I recently explained why self-care is so important. In a nutshell, you have to take care of yourself if you want to be able to take care of others who are important to you (children, parents, spouse, friends, etc). If you give and give and give and never recharge, eventually you hit bottom and there’s no more to give from. Self-care is about recharging yourself.
It might help to think of self-care as falling into several categories, just like health does. Physical self-care are activities which involve taking care of your body. Working out might be an example of this. Getting a massage is another example. Then there is emotional self-care. This might be going to see a comedy and laughing. Maybe it’s reading a novel that you’ve been trying to find time to read. Or maybe it’s sitting down and knitting or doing a crossword puzzle. Or it might be just sitting in the garden sipping a cup of coffee, listening to the breeze and the birds. For me, sitting in the garden falls into the spiritual self-care category. And time spent weeding is often time spent in prayer for me, which is definitely spiritual self-care. Social self care is making time to meet up with support people in your life, such as good friends, or engaging in activities where you meet new people who become friends.

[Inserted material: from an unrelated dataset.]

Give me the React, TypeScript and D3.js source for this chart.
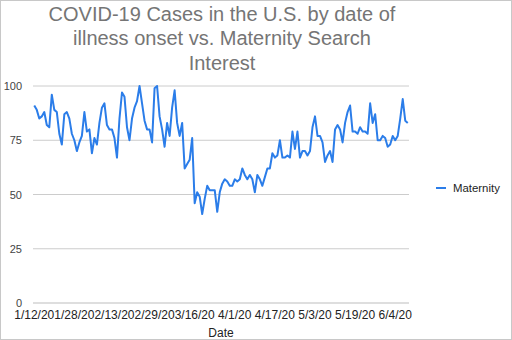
import React from "react";
import * as d3 from "d3";

const titleLines = [
  "COVID-19 Cases in the U.S. by date of",
  "illness onset vs. Maternity Search",
  "Interest",
];
const seriesName = "Maternity";
const xAxisTitle = "Date";
const startDate = new Date(2020, 0, 12);
const maternity = [
  91, 89, 85, 86, 88, 82, 81, 96, 89, 88,
  78, 73, 87, 88, 85, 78, 75, 70, 74, 77,
  88, 79, 80, 69, 76, 73, 83, 90, 92, 82,
  80, 80, 76, 67, 85, 97, 95, 81, 75, 85,
  90, 93, 100, 92, 84, 80, 80, 74, 99, 100,
  86, 80, 72, 83, 77, 90, 98, 83, 77, 83,
  62, 64, 66, 76, 46, 51, 49, 41, 48, 54,
  52, 52, 52, 42, 51, 55, 57, 56, 54, 54,
  57, 56, 57, 62, 59, 57, 59, 57, 51, 59,
  57, 54, 58, 62, 62, 69, 67, 68, 75, 67,
  67, 68, 67, 79, 71, 79, 67, 70, 70, 68,
  70, 81, 86, 77, 77, 74, 65, 68, 70, 65,
  80, 82, 80, 74, 83, 88, 91, 79, 79, 78,
  81, 79, 79, 78, 92, 83, 87, 75, 75, 77,
  76, 72, 73, 77, 75, 77, 85, 94, 84, 83,
];
const yTicks = [0, 25, 50, 75, 100];
const xLabelStep = 16;

const W = 512;
const H = 340;
const FONT = "'Liberation Sans', Arial, sans-serif";
const LINE = "#2b7de9";

export default function App() {
  const fmt = d3.timeFormat("%-m/%-d/%y");
  const categories = maternity.map((_, i) => fmt(d3.timeDay.offset(startDate, i)));
  const data = maternity.map((v, i) => ({ c: categories[i], v }));

  const left = 33, right = 409, top = 86, bottom = 303;
  const x = d3.scaleBand<string>().domain(categories).range([left, right]);
  const y = d3.scaleLinear().domain([0, 100]).range([bottom, top]);
  const cx = (c: string) => (x(c) as number) + x.bandwidth() / 2;

  const line = d3
    .line<{ c: string; v: number }>()
    .x((d) => cx(d.c))
    .y((d) => y(d.v));

  const labelCats = categories.filter((_, i) => i % xLabelStep === 0);

  return (
    <svg
      width={W}
      height={H}
      style={{ position: "absolute", left: 0, top: 0, background: "#fff" }}
      fontFamily={FONT}
    >
      <rect x={0.5} y={0.5} width={W - 1} height={H - 1} fill="#fff" stroke="#c8c8c8" />
      {titleLines.map((t, i) => (
        <text
          key={i}
          x={222}
          y={21 + i * 24.3}
          textAnchor="middle"
          fontSize={20}
          fill="#757575"
        >
          {t}
        </text>
      ))}
      {yTicks.map((t) => (
        <g key={t}>
          <line x1={left} x2={right} y1={y(t)} y2={y(t)} stroke={t === 0 ? "#bdbdbd" : "#cccccc"} strokeWidth={1} />
          <text x={22} y={y(t) + 4} textAnchor="end" fontSize={11} fill="#444">
            {t}
          </text>
        </g>
      ))}
      {labelCats.map((c) => (
        <text key={c} x={cx(c)} y={319} textAnchor="middle" fontSize={12} fill="#222">
          {c}
        </text>
      ))}
      <text x={221} y={337} textAnchor="middle" fontSize={12} fill="#222">
        {xAxisTitle}
      </text>
      <path d={line(data) ?? ""} fill="none" stroke={LINE} strokeWidth={2} strokeLinejoin="round" />
      <line x1={436} x2={446} y1={188} y2={188} stroke={LINE} strokeWidth={2} />
      <text x={453} y={192} fontSize={11.4} fill="#222">
        {seriesName}
      </text>
    </svg>
  );
}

I suggest making as long a list as you can of things activities you enjoy and then try dividing them into these categories. Ideally, you will be hitting each of the kinds of self-care a couple times per week. The goal is avoid only caring for one aspect of yourself and not the other aspects. You might note, too, that some items on your list are “bigger” than others in that they have a cost in terms of time or money. Try to fill each week with some of each.
I said activities you enjoy, but sometimes I call acts that I don’t want to do self-care. For example, some people find exercise addictive. I wish I was one of those people! If I skip a day of exercise after being very, very regular about it, I sure don’t miss it. I just enjoy not exercising! But exercise is definitely self-care and contributes to both physical and mental well being. You can give yourself credit for 2 categories with that one! And sometimes, if there is some task that I have been procrastinating about, I will just decide to get it over with. And I call that self-care, too, because I’ve gotten rid of something which is hanging over my head, causing stress. So my point is that it doesn’t always have to be enjoyable to be self-care. If the end result is that you feel better, are more relaxed or less stressed, etc. then I say it’s self-care.
Make it a goal to find a way to do a couple acts of self-care for yourself each day. This doesn’t have to involve a lot of time or expense. For instance, going back to my blog post on deep breathing, you can do this in just a minute or two. If you try my suggestion of doing deep breathing at red lights when driving, you don’t even take extra time! By this definition, self-care might look like taking the stairs instead of the elevator because it’s physical activity that is good for you.
If you have a typical schedule which is full of nonstop demands, schedule your self-care. If you put it on your calendar, you are much more likely to remember and to do it. Maybe once this week, instead of working while you eat lunch, you set aside 15 minutes and read some of that novel. Or if you’ve always wanted to write a novel, take those 15 minutes and write. Over time, those 15 minutes add up! Maybe you’d prefer to watch something funny on YouTube. (I like to watch funny dog and cat videos). Time that might otherwise be wasted (waiting in line, waiting for a meeting to start, etc) can be used for those small acts of self-care. And those small acts can add up to a real impact for you and for your ability to care for the important people in your life.